# Next Binary Permutation: Bitwise Hackery

Here is a puzzle that is fairly standard:

Given an array of elements, find the lexicographically next permutation of that array.

As an example, if the array is [1, 2, 2, 3], the lexicographically next permutation would be [1, 3, 2, 2], followed by [3, 1, 2, 2] and so on. There is a really neat article explaining how to solve this. If you don’t know how to do it, I encourage you to try examples with array sized 4 and above, and try to see the patterns.

A recent problem I was solving was a variant of this.

Given an unsigned integer, find the lexicographically next unsigned integer, with the same number of bits set.

It’s trivial to observe that, we can reduce this problem to the above problem, as an array with just two kinds of elements, 0s and 1s.

Alright. Are we done? Not quite. The solution mentioned in the link is an $O(n)$ solution. Technically, an unsigned integer would be 32 or 64 bits. So $n$ would be one of those numbers for the purpose of the problem. It should be easy to repurpose the algorithm in the article mentioned above for our case. But I wanted to see if we can do it with as few operations as possible, because looping when operating with binary numbers is just not cool :-)

I chanced upon Sean Anderson’s amazing bitwise hacks page, and I distinctly remember having seen this 7-8 years ago, when I was in Mumbai. Regardless, if you understand his solution: Awesome! It took me some time to figure out and I wrote a slightly slower but arguably easier to comprehend solution, which is 50% slower than his in my micro-benchmark, but better than the naive looping solution. So here goes.

## Example

Let’s pick an example: $10011100$. The next permutation would be $10100011$.

As per the article above, we find the longest increasing suffix from right-to-left (called as longest non-increasing suffix from left-to-right in the article). In this case, it will be $11100$. Thus, the example is made of two parts: $100.11100$ ($.$ for separating).

The first zero before the suffix is the ‘pivot’, further breaking down the example: $10.0.11100$.

We swap the rightmost one in the suffix, with this pivot (rightmost successor in the article). So the example becomes $10.1.11000$. However, the suffix part needs to be sorted, since so far we were permuting with the prefix $10.0.$, but this is the first permuation with the prefix $10.1.$, and therefore the suffix should be it’s own smallest permutation (basically, it should be sorted).

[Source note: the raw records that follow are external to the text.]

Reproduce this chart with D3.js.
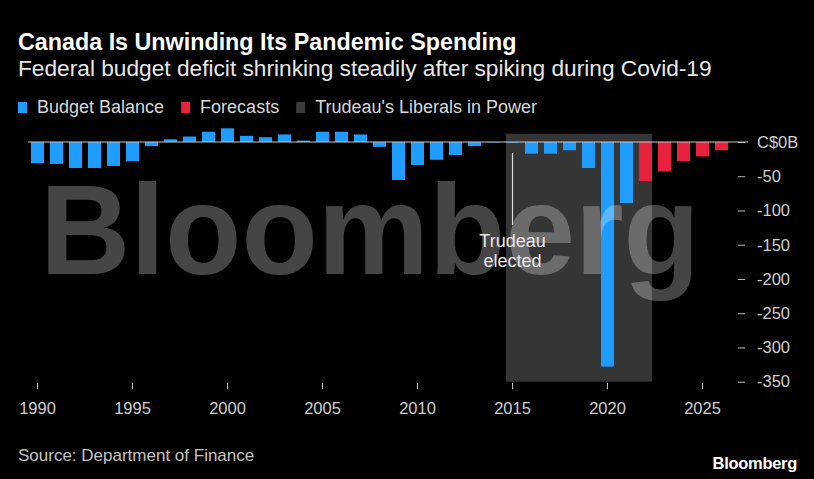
<!DOCTYPE html>
<html><head><meta charset="utf-8">
<script src="https://cdn.jsdelivr.net/npm/d3@7"></script>
<style>
html,body{margin:0;padding:0;background:#000;}
svg{display:block;}
text{font-family:"Liberation Sans",Arial,sans-serif;}
</style></head><body>
<svg id="c" width="814" height="479"></svg>
<script>
// ---- data ----
const actualYears = [1990,1991,1992,1993,1994,1995,1996,1997,1998,1999,2000,2001,2002,2003,2004,2005,2006,2007,2008,2009,2010,2011,2012,2013,2014,2015,2016,2017,2018,2019,2020,2021];
const actualValues = [-31,-32,-38,-38,-35,-28,-6,4,8,15,20,9,7,11,2,15,15,11,-7,-55.5,-33.5,-26,-19,-6,-0.6,-1,-17,-17,-12,-38,-328,-89];
const forecastYears = [2022,2023,2024,2025,2026];
const forecastValues = [-57,-43,-28,-21,-12];
const liberalSpan = [2015,2022];
const electionYear = 2015;
const xTickYears = [1990,1995,2000,2005,2010,2015,2020,2025];
const yTickValues = [0,-50,-100,-150,-200,-250,-300,-350];
const legendLabels = ["Budget Balance","Forecasts","Trudeau's Liberals in Power"];
const titleText = "Canada Is Unwinding Its Pandemic Spending";
const subtitleText = "Federal budget deficit shrinking steadily after spiking during Covid-19";
const sourceText = "Source: Department of Finance";

// ---- style ----
const BLUE = "#1f9dff", RED = "#e8213f", BAND = "#353535";
const svg = d3.select("#c");
svg.append("rect").attr("width",814).attr("height",479).attr("fill","#000");

const allYears = actualYears.concat(forecastYears);
const x = d3.scaleBand().domain(allYears).range([28,731]).paddingInner(0.316).paddingOuter(0.158);
const y = d3.scaleLinear().domain([-350,0]).range([381.7,142]);

// title block
svg.append("text").attr("x",18).attr("y",50).attr("fill","#fff")
  .attr("font-size",23.3).attr("font-weight","bold").text(titleText);
svg.append("text").attr("x",18).attr("y",76).attr("fill","#e8e8e8")
  .attr("font-size",22.7).text(subtitleText);

// legend
const legendColors = [BLUE, RED, "#3c3c3c"];
let lx = 18;
legendLabels.forEach((lab,i)=>{
  svg.append("rect").attr("x",lx).attr("y",102).attr("width",9).attr("height",11).attr("fill",legendColors[i]);
  const t = svg.append("text").attr("x",lx+19).attr("y",113).attr("fill","#d8d8d8")
    .attr("font-size",18).text(lab);
  lx += 19 + t.node().getComputedTextLength() + 17;
});

// Liberal band
svg.append("rect")
  .attr("x", x(liberalSpan[0]))
  .attr("width", x(liberalSpan[1]) + x.bandwidth() - x(liberalSpan[0]))
  .attr("y", y(12)).attr("height", y(-350) - y(12))
  .attr("fill", BAND);

// bars
const barData = actualYears.map((yr,i)=>({yr, v:actualValues[i], c:BLUE}))
  .concat(forecastYears.map((yr,i)=>({yr, v:forecastValues[i], c:RED})));
svg.append("g").selectAll("rect").data(barData).join("rect")
  .attr("x", d=>x(d.yr)).attr("width", x.bandwidth())
  .attr("y", d=>y(Math.max(0,d.v)))
  .attr("height", d=>Math.abs(y(d.v)-y(0)))
  .attr("fill", d=>d.c);

// zero line
svg.append("line").attr("x1",28).attr("x2",748).attr("y1",y(0)).attr("y2",y(0))
  .attr("stroke","#c8c8c8").attr("stroke-width",1);

// watermark
svg.append("text").attr("x",40).attr("y",274)
  .attr("font-size",128).attr("font-weight","bold")
  .attr("fill","#fff").attr("fill-opacity",0.27)
  .attr("textLength",660).attr("lengthAdjust","spacingAndGlyphs")
  .text("Bloomberg");

// annotation
const ax = x(electionYear) + x.bandwidth()/2;
svg.append("line").attr("x1",ax).attr("x2",ax).attr("y1",153).attr("y2",225)
  .attr("stroke","#e0e0e0").attr("stroke-width",1.2);
svg.append("text").attr("x",ax).attr("y",247).attr("text-anchor","middle")
  .attr("fill","#e8e8e8").attr("font-size",18).text("Trudeau");
svg.append("text").attr("x",ax).attr("y",267).attr("text-anchor","middle")
  .attr("fill","#e8e8e8").attr("font-size",18).text("elected");

// x axis
const xAxis = svg.append("g").attr("transform","translate(0,383)")
  .call(d3.axisBottom(x).tickValues(xTickYears).tickSize(6).tickPadding(13));
xAxis.select(".domain").remove();
xAxis.selectAll("line").attr("stroke","#bbb");
xAxis.selectAll("text").attr("fill","#cfcfcf").attr("font-size",16.5)
  .attr("font-family","Liberation Sans, Arial, sans-serif");

// y axis
const yAxis = svg.append("g").attr("transform","translate(738,0)")
  .call(d3.axisRight(y).tickValues(yTickValues).tickSize(7).tickPadding(12)
    .tickFormat(d=> d===0 ? "C$0B" : d3.format("d")(d).replace("−","-")));
yAxis.select(".domain").remove();
yAxis.selectAll("line").attr("stroke","#bbb");
yAxis.selectAll("text").attr("fill","#cfcfcf").attr("font-size",16.5)
  .attr("font-family","Liberation Sans, Arial, sans-serif");

// footer
svg.append("text").attr("x",18).attr("y",461).attr("fill","#c4c4c4")
  .attr("font-size",17).text(sourceText);
svg.append("text").attr("x",797).attr("y",469).attr("text-anchor","end").attr("fill","#fff")
  .attr("font-size",16.5).attr("font-weight","bold").attr("letter-spacing",-0.3).text("Bloomberg");
</script>
</body></html>
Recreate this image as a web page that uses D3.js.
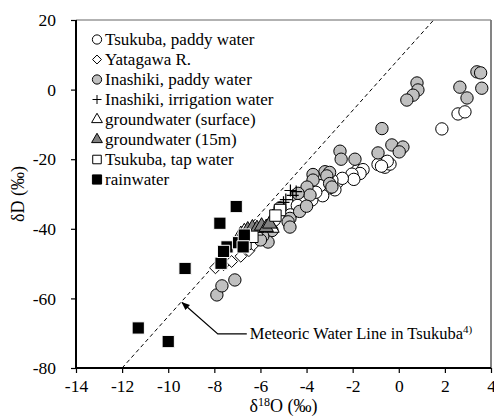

Hence, we move the zeroes in the suffix to the end, resulting in $10.1.00011$. This is the correct next permutation.

## Solution

We’ll break it down. Trust me, it’s easier to grasp than the terse wisdom of Sean Anderson’s snippet.

## Code-Walkthrough

To find the pivot in the example $n = 10011100$, we set all the bits in the suffix to 1 first.

$n-1$ will set the trailing zeroes to 1, i.e., $10011011$, and $n | n-1$ would result in a value with all original bits set, along with the trailing zeroes set to 1, i.e., $10011111$. Thus, all the bits in the suffix are now set.

We now set the pivot bit to 1 (and unset the entire suffix), by adding 1. Using __builtin_ctz we can then find the number of trailing zeroes, which is the same as the bit number of the pivot. See the note below for __builtin functions.

We then proceed to set the pivot. Since the value of $n$ was $10011100$, $step1 = 10111100$.

Now we need to unset the successor, which we can do by a trick similar to how we found the pivot. step1 - 1 would unset the lowest significant set bit (the successor) and set all it’s trailing zeroes (i.e., $10111011$). step1 & (step1 - 1) i.e., $10111100 \& 10111011$ would lead to zero-ing out of the successor bit and the trailing zeroes. Hence, $step2 = 10111000$.

This is fairly straightforward, we extract the suffix mask, i.e., all the bits corresponding to the suffix part are set, and then $\&$ with the number $10.1.11000$ so far gives us the modified suffix, i.e. $11000$.

All we need to do now is to pull the 1s to the left in the suffix. This is done by left-shifting them by the number of trailing zeroes, so we get $00011$ (the first part of the calculation of final). This is our ‘sorted’ suffix we mentioned earlier.

Then we OR it with the number so far, but except the suffix part zero-ed out, so that we replace the unsorted suffix with this sorted suffix, i.e. $00011 | 10100000 \implies 10100011$.

I hope this helped you breakdown what’s going on, and probably served as a bridge between the naive solution and one-liner bitwise hacks.

Please leave any comments below. I’d be super happy to discuss any alternative solutions!

## Appendix: __builtin Functions

Whenever you are working with bitwise operations, gcc provides built-in methods such as __builtin_popcount (number of set bits in the argument), __builtin_ctz (number of trailing zeroes in the argument), and so on. These functions map to fast hardware instructions, and are also concise to write in code, so I use them whenever I can.